## EXERCISE AIM
Omit all images, then return the remaining material exactly as it stands.

= = = = =

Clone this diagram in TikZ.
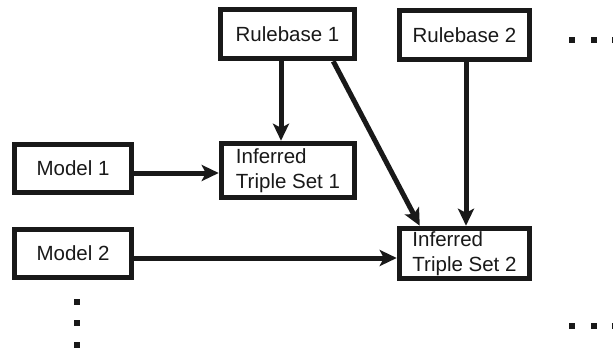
\documentclass[tikz,border=0pt]{standalone}
\usepackage{fontspec}
\setmainfont{Liberation Sans}
\usetikzlibrary{arrows.meta,calc}
\begin{document}
\begin{tikzpicture}[x=1pt,y=-1pt,
  box/.style={draw=black!90, line width=5.5pt, fill=white, inner sep=0pt,
    font=\fontsize{20.5}{24.5}\selectfont, text=black!90},
  conn/.style={line width=5pt, draw=black!90, -{Stealth[length=17pt,width=16pt,inset=4pt]}},
  dot/.style={fill=black!90}]
\clip (0,0) rectangle (613,351);
\fill[white] (0,0) rectangle (613,351);
\node[box, minimum width=134pt, minimum height=49pt] (rb1) at (287.5,34) {Rulebase 1};
\node[box, minimum width=130pt, minimum height=49pt] (rb2) at (464.5,35) {Rulebase 2};
\node[box, minimum width=117pt, minimum height=48pt] (m1) at (73,168.5) {Model 1};
\node[box, minimum width=117pt, minimum height=48pt] (m2) at (73,253.5) {Model 2};
\node[box, align=left, minimum width=133pt, minimum height=54pt] (s1) at (288,170.5) {Inferred\\Triple Set 1};
\node[box, align=left, minimum width=130pt, minimum height=50pt] (s2) at (464.5,253.5) {Inferred\\Triple Set 2};
\draw[conn] (rb1.south -| 281,0) -- (s1.north -| 281,0);
\draw[conn] ($(rb1.south east)+(-24,0)$) -- ($(s2.north west)+(23,0)$);
\draw[conn] (rb2.south -| 466,0) -- (s2.north -| 466,0);
\draw[conn] (m1.east |- 0,173) -- (s1.west |- 0,173);
\draw[conn] (m2.east |- 0,258) -- (s2.west |- 0,258);
\foreach \x in {572,594,615} {
  \fill[dot] (\x-3,37) rectangle (\x+3,43);
  \fill[dot] (\x-3,323) rectangle (\x+3,329);
}
\foreach \y in {302,323,345} {
  \fill[dot] (74,\y-3) rectangle (80,\y+3);
}
\end{tikzpicture}
\end{document}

= = = = =

## THE COMPLETED TASK
Clone this diagram in TikZ.
\documentclass[tikz,border=0pt]{standalone}
\usepackage{fontspec}
\setmainfont{Liberation Sans}
\usetikzlibrary{arrows.meta,calc}
\begin{document}
\begin{tikzpicture}[x=1pt,y=-1pt,
  box/.style={draw=black!90, line width=5.5pt, fill=white, inner sep=0pt,
    font=\fontsize{20.5}{24.5}\selectfont, text=black!90},
  conn/.style={line width=5pt, draw=black!90, -{Stealth[length=17pt,width=16pt,inset=4pt]}},
  dot/.style={fill=black!90}]
\clip (0,0) rectangle (613,351);
\fill[white] (0,0) rectangle (613,351);
\node[box, minimum width=134pt, minimum height=49pt] (rb1) at (287.5,34) {Rulebase 1};
\node[box, minimum width=130pt, minimum height=49pt] (rb2) at (464.5,35) {Rulebase 2};
\node[box, minimum width=117pt, minimum height=48pt] (m1) at (73,168.5) {Model 1};
\node[box, minimum width=117pt, minimum height=48pt] (m2) at (73,253.5) {Model 2};
\node[box, align=left, minimum width=133pt, minimum height=54pt] (s1) at (288,170.5) {Inferred\\Triple Set 1};
\node[box, align=left, minimum width=130pt, minimum height=50pt] (s2) at (464.5,253.5) {Inferred\\Triple Set 2};
\draw[conn] (rb1.south -| 281,0) -- (s1.north -| 281,0);
\draw[conn] ($(rb1.south east)+(-24,0)$) -- ($(s2.north west)+(23,0)$);
\draw[conn] (rb2.south -| 466,0) -- (s2.north -| 466,0);
\draw[conn] (m1.east |- 0,173) -- (s1.west |- 0,173);
\draw[conn] (m2.east |- 0,258) -- (s2.west |- 0,258);
\foreach \x in {572,594,615} {
  \fill[dot] (\x-3,37) rectangle (\x+3,43);
  \fill[dot] (\x-3,323) rectangle (\x+3,329);
}
\foreach \y in {302,323,345} {
  \fill[dot] (74,\y-3) rectangle (80,\y+3);
}
\end{tikzpicture}
\end{document}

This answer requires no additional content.